WHAT THE EXERCISE ASKS. Write out the full listing exactly as given, minus the images.

Dataset items
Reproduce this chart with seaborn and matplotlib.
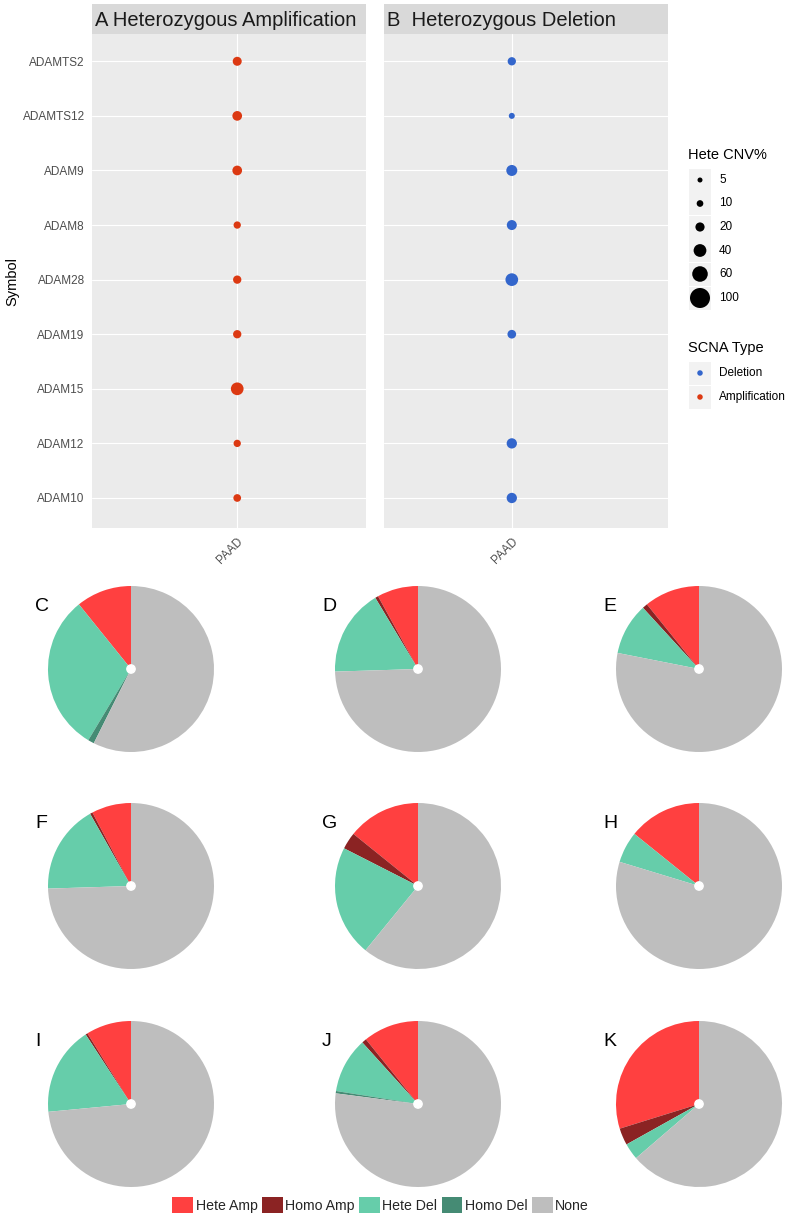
import numpy as np
import pandas as pd
import matplotlib
matplotlib.use("Agg")
import matplotlib.pyplot as plt
from matplotlib.patches import Patch, Rectangle, Circle
import seaborn as sns

# ------------------------------------------------------------------
# data
# ------------------------------------------------------------------
symbols = ['ADAM10', 'ADAM12', 'ADAM15', 'ADAM19', 'ADAM28',
           'ADAM8', 'ADAM9', 'ADAMTS12', 'ADAMTS2']
amp_pct = [13.7, 12.2, 39.5, 16.1, 16.1, 12.2, 22.5, 22.5, 19.2]
del_pct = [25.5, 25.5, np.nan, 17.8, 39.5, 24.0, 29.3, 7.8, 16.1]
cancer = 'PAAD'
size_breaks = [5, 10, 20, 40, 60, 100]

pie_labels = ['C', 'D', 'E', 'F', 'G', 'H', 'I', 'J', 'K']
hete_amp = [10.8, 8.0, 10.8, 7.7, 14.2, 14.2, 8.8, 10.8, 29.8]
homo_amp = [0.0, 0.6, 1.0, 0.5, 3.3, 0.0, 0.4, 0.9, 3.3]
hete_del = [30.6, 16.9, 10.1, 17.3, 21.6, 6.1, 17.3, 10.8, 3.2]
homo_del = [1.2, 0.0, 0.0, 0.0, 0.0, 0.0, 0.0, 0.45, 0.0]
no_cnv = [57.4, 74.5, 78.1, 74.5, 60.9, 79.7, 73.5, 77.05, 63.7]
pie_cats = ['Hete Amp', 'Homo Amp', 'Hete Del', 'Homo Del', 'None']
pie_colors = ['#FF4040', '#8B2323', '#66CDAA', '#458B74', '#BEBEBE']

scna_colors = {'Deletion': '#3366CC', 'Amplification': '#DC3912'}

# ------------------------------------------------------------------
# style
# ------------------------------------------------------------------
sns.set_style("darkgrid", {"axes.facecolor": "#EBEBEB", "grid.color": "white"})
plt.rcParams['font.family'] = ['Liberation Sans', 'DejaVu Sans']

W, H = 790, 1219
fig = plt.figure(figsize=(W / 100, H / 100), dpi=100)


def fbox(x0, y0, x1, y1):
    # pixel box (top-left origin) -> figure fraction rect
    return [x0 / W, 1 - y1 / H, (x1 - x0) / W, (y1 - y0) / H]


# marker area (pt^2) for 5% and 100%
px2pt = 0.72
s_lo, s_hi = (5 * px2pt) ** 2, (20 * px2pt) ** 2

ypos = {s: i for i, s in enumerate(symbols)}
panels = [
    ('A Heterozygous Amplification', amp_pct, 'Amplification', (92, 366), (-0.53, 0.47)),
    ('B  Heterozygous Deletion', del_pct, 'Deletion', (384, 668), (-0.45, 0.55)),
]
for title, vals, kind, (x0, x1), xl in panels:
    df = pd.DataFrame({'Symbol': symbols, 'pct': vals, 'cancer': cancer})
    df = df.dropna()
    df['ypos'] = df['Symbol'].map(ypos)
    df['xpos'] = 0
    ax = fig.add_axes(fbox(x0, 34, x1, 528))
    sns.scatterplot(data=df, x='xpos', y='ypos', size='pct', sizes=(s_lo, s_hi),
                    size_norm=(5, 100), color=scna_colors[kind], linewidth=0,
                    legend=False, ax=ax, zorder=3)
    ax.set_xlim(*xl)
    ax.set_ylim(-0.55, 8.5)
    ax.set_yticks(range(len(symbols)))
    if kind == 'Amplification':
        ax.set_yticklabels(symbols)
    else:
        ax.set_yticklabels([])
        ax.tick_params(axis='y', length=0)
    ax.set_xticks([0])
    ax.set_xticklabels([cancer], rotation=45, ha='right', rotation_mode='anchor')
    ax.set_xlabel('')
    ax.set_ylabel('')
    ax.grid(True, color='white', linewidth=0.8)
    ax.tick_params(axis='both', labelsize=8.5, labelcolor='#4D4D4D', color='#333333',
                   length=2.75, width=0.7, pad=2.5)
    if kind == 'Amplification':
        ax.tick_params(axis='y', length=2.75)
    for sp in ax.spines.values():
        sp.set_visible(False)
    # facet strip
    sax = fig.add_axes(fbox(x0, 4, x1, 34))
    sax.set_facecolor('#D9D9D9')
    sax.set_xticks([])
    sax.set_yticks([])
    sax.grid(False)
    for sp in sax.spines.values():
        sp.set_visible(False)
    sax.text(0.012, 0.45, title, transform=sax.transAxes, ha='left', va='center',
             fontsize=14.5, color='#1A1A1A')

fig.text(12 / W, 1 - 281 / H, 'Symbol', rotation=90, ha='center', va='center',
         fontsize=10.5, color='black')

# ------------------------------------------------------------------
# legends on the right (drawn on a pixel-coordinate axes)
# ------------------------------------------------------------------
lax = fig.add_axes(fbox(680, 140, 790, 420))
rows = [180, 203.5, 227, 250.5, 274, 298]
for y in rows:
    lax.add_patch(Rectangle((689, y - 11.5), 22, 23, color='#F2F2F2', lw=0))
sns.scatterplot(x=[700] * len(rows), y=rows, size=size_breaks, sizes=(s_lo, s_hi),
                size_norm=(5, 100), color='black', linewidth=0, legend=False, ax=lax,
                zorder=3)
for y, v in zip(rows, size_breaks):
    lax.text(719, y, str(v), ha='left', va='center', fontsize=8.5, color='black')
lax.text(688, 155, 'Hete CNV%', ha='left', va='center', fontsize=10.5, color='black')

scna_rows = [373, 397]
scna_names = ['Deletion', 'Amplification']
for y in scna_rows:
    lax.add_patch(Rectangle((689, y - 11.5), 22, 23, color='#F2F2F2', lw=0))
sns.scatterplot(x=[700, 700], y=scna_rows, hue=scna_names, palette=scna_colors,
                s=(5.5 * px2pt) ** 2, linewidth=0, legend=False, ax=lax, zorder=3)
for y, n in zip(scna_rows, scna_names):
    lax.text(719, y, n, ha='left', va='center', fontsize=8.5, color='black')
lax.text(688, 348, 'SCNA Type', ha='left', va='center', fontsize=10.5, color='black')
lax.set_xlim(680, 790)
lax.set_ylim(420, 140)
lax.axis('off')

# ------------------------------------------------------------------
# pie charts C-K
# ------------------------------------------------------------------
centers_x = [131, 418, 699]
centers_y = [669, 886, 1104]
R = 83
for i, lab in enumerate(pie_labels):
    cx = centers_x[i % 3]
    cy = centers_y[i // 3]
    half = R * 1.25
    pax = fig.add_axes(fbox(cx - half, cy - half, cx + half, cy + half))
    vals = [hete_amp[i], homo_amp[i], hete_del[i], homo_del[i], no_cnv[i]]
    pax.pie(vals, colors=pie_colors, startangle=90, counterclock=True,
            wedgeprops={'linewidth': 0})
    pax.add_patch(Circle((0, 0), 0.05, color='white', zorder=5))
    fig.text((cx - 96) / W, 1 - (cy - 62) / H, lab, ha='left', va='center',
             fontsize=14, color='black')

handles = [Patch(facecolor=c, edgecolor='none', label=n) for c, n in zip(pie_colors, pie_cats)]
fig.legend(handles=handles, loc='center', bbox_to_anchor=(0.482, 1 - 1205 / H), ncol=5,
           frameon=False, fontsize=10.2, handlelength=1.45, handleheight=1.45,
           handletextpad=0.2, columnspacing=0.3, borderaxespad=0)

fig.savefig('out.png', dpi=100)
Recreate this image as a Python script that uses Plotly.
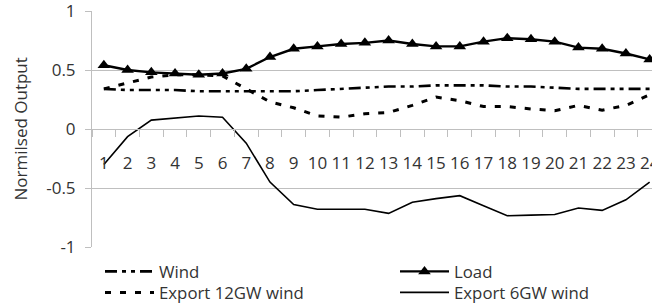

WRITTEN RESPONSE.
Reproduce this chart with seaborn and matplotlib.
import numpy as np
import pandas as pd
import matplotlib
matplotlib.use("Agg")
import matplotlib.pyplot as plt
from matplotlib.patches import Patch, Rectangle, Circle
import seaborn as sns

# ------------------------------------------------------------------
# data
# ------------------------------------------------------------------
symbols = ['ADAM10', 'ADAM12', 'ADAM15', 'ADAM19', 'ADAM28',
           'ADAM8', 'ADAM9', 'ADAMTS12', 'ADAMTS2']
amp_pct = [13.7, 12.2, 39.5, 16.1, 16.1, 12.2, 22.5, 22.5, 19.2]
del_pct = [25.5, 25.5, np.nan, 17.8, 39.5, 24.0, 29.3, 7.8, 16.1]
cancer = 'PAAD'
size_breaks = [5, 10, 20, 40, 60, 100]

pie_labels = ['C', 'D', 'E', 'F', 'G', 'H', 'I', 'J', 'K']
hete_amp = [10.8, 8.0, 10.8, 7.7, 14.2, 14.2, 8.8, 10.8, 29.8]
homo_amp = [0.0, 0.6, 1.0, 0.5, 3.3, 0.0, 0.4, 0.9, 3.3]
hete_del = [30.6, 16.9, 10.1, 17.3, 21.6, 6.1, 17.3, 10.8, 3.2]
homo_del = [1.2, 0.0, 0.0, 0.0, 0.0, 0.0, 0.0, 0.45, 0.0]
no_cnv = [57.4, 74.5, 78.1, 74.5, 60.9, 79.7, 73.5, 77.05, 63.7]
pie_cats = ['Hete Amp', 'Homo Amp', 'Hete Del', 'Homo Del', 'None']
pie_colors = ['#FF4040', '#8B2323', '#66CDAA', '#458B74', '#BEBEBE']

scna_colors = {'Deletion': '#3366CC', 'Amplification': '#DC3912'}

# ------------------------------------------------------------------
# style
# ------------------------------------------------------------------
sns.set_style("darkgrid", {"axes.facecolor": "#EBEBEB", "grid.color": "white"})
plt.rcParams['font.family'] = ['Liberation Sans', 'DejaVu Sans']

W, H = 790, 1219
fig = plt.figure(figsize=(W / 100, H / 100), dpi=100)


def fbox(x0, y0, x1, y1):
    # pixel box (top-left origin) -> figure fraction rect
    return [x0 / W, 1 - y1 / H, (x1 - x0) / W, (y1 - y0) / H]


# marker area (pt^2) for 5% and 100%
px2pt = 0.72
s_lo, s_hi = (5 * px2pt) ** 2, (20 * px2pt) ** 2

ypos = {s: i for i, s in enumerate(symbols)}
panels = [
    ('A Heterozygous Amplification', amp_pct, 'Amplification', (92, 366), (-0.53, 0.47)),
    ('B  Heterozygous Deletion', del_pct, 'Deletion', (384, 668), (-0.45, 0.55)),
]
for title, vals, kind, (x0, x1), xl in panels:
    df = pd.DataFrame({'Symbol': symbols, 'pct': vals, 'cancer': cancer})
    df = df.dropna()
    df['ypos'] = df['Symbol'].map(ypos)
    df['xpos'] = 0
    ax = fig.add_axes(fbox(x0, 34, x1, 528))
    sns.scatterplot(data=df, x='xpos', y='ypos', size='pct', sizes=(s_lo, s_hi),
                    size_norm=(5, 100), color=scna_colors[kind], linewidth=0,
                    legend=False, ax=ax, zorder=3)
    ax.set_xlim(*xl)
    ax.set_ylim(-0.55, 8.5)
    ax.set_yticks(range(len(symbols)))
    if kind == 'Amplification':
        ax.set_yticklabels(symbols)
    else:
        ax.set_yticklabels([])
        ax.tick_params(axis='y', length=0)
    ax.set_xticks([0])
    ax.set_xticklabels([cancer], rotation=45, ha='right', rotation_mode='anchor')
    ax.set_xlabel('')
    ax.set_ylabel('')
    ax.grid(True, color='white', linewidth=0.8)
    ax.tick_params(axis='both', labelsize=8.5, labelcolor='#4D4D4D', color='#333333',
                   length=2.75, width=0.7, pad=2.5)
    if kind == 'Amplification':
        ax.tick_params(axis='y', length=2.75)
    for sp in ax.spines.values():
        sp.set_visible(False)
    # facet strip
    sax = fig.add_axes(fbox(x0, 4, x1, 34))
    sax.set_facecolor('#D9D9D9')
    sax.set_xticks([])
    sax.set_yticks([])
    sax.grid(False)
    for sp in sax.spines.values():
        sp.set_visible(False)
    sax.text(0.012, 0.45, title, transform=sax.transAxes, ha='left', va='center',
             fontsize=14.5, color='#1A1A1A')

fig.text(12 / W, 1 - 281 / H, 'Symbol', rotation=90, ha='center', va='center',
         fontsize=10.5, color='black')

# ------------------------------------------------------------------
# legends on the right (drawn on a pixel-coordinate axes)
# ------------------------------------------------------------------
lax = fig.add_axes(fbox(680, 140, 790, 420))
rows = [180, 203.5, 227, 250.5, 274, 298]
for y in rows:
    lax.add_patch(Rectangle((689, y - 11.5), 22, 23, color='#F2F2F2', lw=0))
sns.scatterplot(x=[700] * len(rows), y=rows, size=size_breaks, sizes=(s_lo, s_hi),
                size_norm=(5, 100), color='black', linewidth=0, legend=False, ax=lax,
                zorder=3)
for y, v in zip(rows, size_breaks):
    lax.text(719, y, str(v), ha='left', va='center', fontsize=8.5, color='black')
lax.text(688, 155, 'Hete CNV%', ha='left', va='center', fontsize=10.5, color='black')

scna_rows = [373, 397]
scna_names = ['Deletion', 'Amplification']
for y in scna_rows:
    lax.add_patch(Rectangle((689, y - 11.5), 22, 23, color='#F2F2F2', lw=0))
sns.scatterplot(x=[700, 700], y=scna_rows, hue=scna_names, palette=scna_colors,
                s=(5.5 * px2pt) ** 2, linewidth=0, legend=False, ax=lax, zorder=3)
for y, n in zip(scna_rows, scna_names):
    lax.text(719, y, n, ha='left', va='center', fontsize=8.5, color='black')
lax.text(688, 348, 'SCNA Type', ha='left', va='center', fontsize=10.5, color='black')
lax.set_xlim(680, 790)
lax.set_ylim(420, 140)
lax.axis('off')

# ------------------------------------------------------------------
# pie charts C-K
# ------------------------------------------------------------------
centers_x = [131, 418, 699]
centers_y = [669, 886, 1104]
R = 83
for i, lab in enumerate(pie_labels):
    cx = centers_x[i % 3]
    cy = centers_y[i // 3]
    half = R * 1.25
    pax = fig.add_axes(fbox(cx - half, cy - half, cx + half, cy + half))
    vals = [hete_amp[i], homo_amp[i], hete_del[i], homo_del[i], no_cnv[i]]
    pax.pie(vals, colors=pie_colors, startangle=90, counterclock=True,
            wedgeprops={'linewidth': 0})
    pax.add_patch(Circle((0, 0), 0.05, color='white', zorder=5))
    fig.text((cx - 96) / W, 1 - (cy - 62) / H, lab, ha='left', va='center',
             fontsize=14, color='black')

handles = [Patch(facecolor=c, edgecolor='none', label=n) for c, n in zip(pie_colors, pie_cats)]
fig.legend(handles=handles, loc='center', bbox_to_anchor=(0.482, 1 - 1205 / H), ncol=5,
           frameon=False, fontsize=10.2, handlelength=1.45, handleheight=1.45,
           handletextpad=0.2, columnspacing=0.3, borderaxespad=0)

fig.savefig('out.png', dpi=100)
Recreate this image as a Python script that uses Plotly.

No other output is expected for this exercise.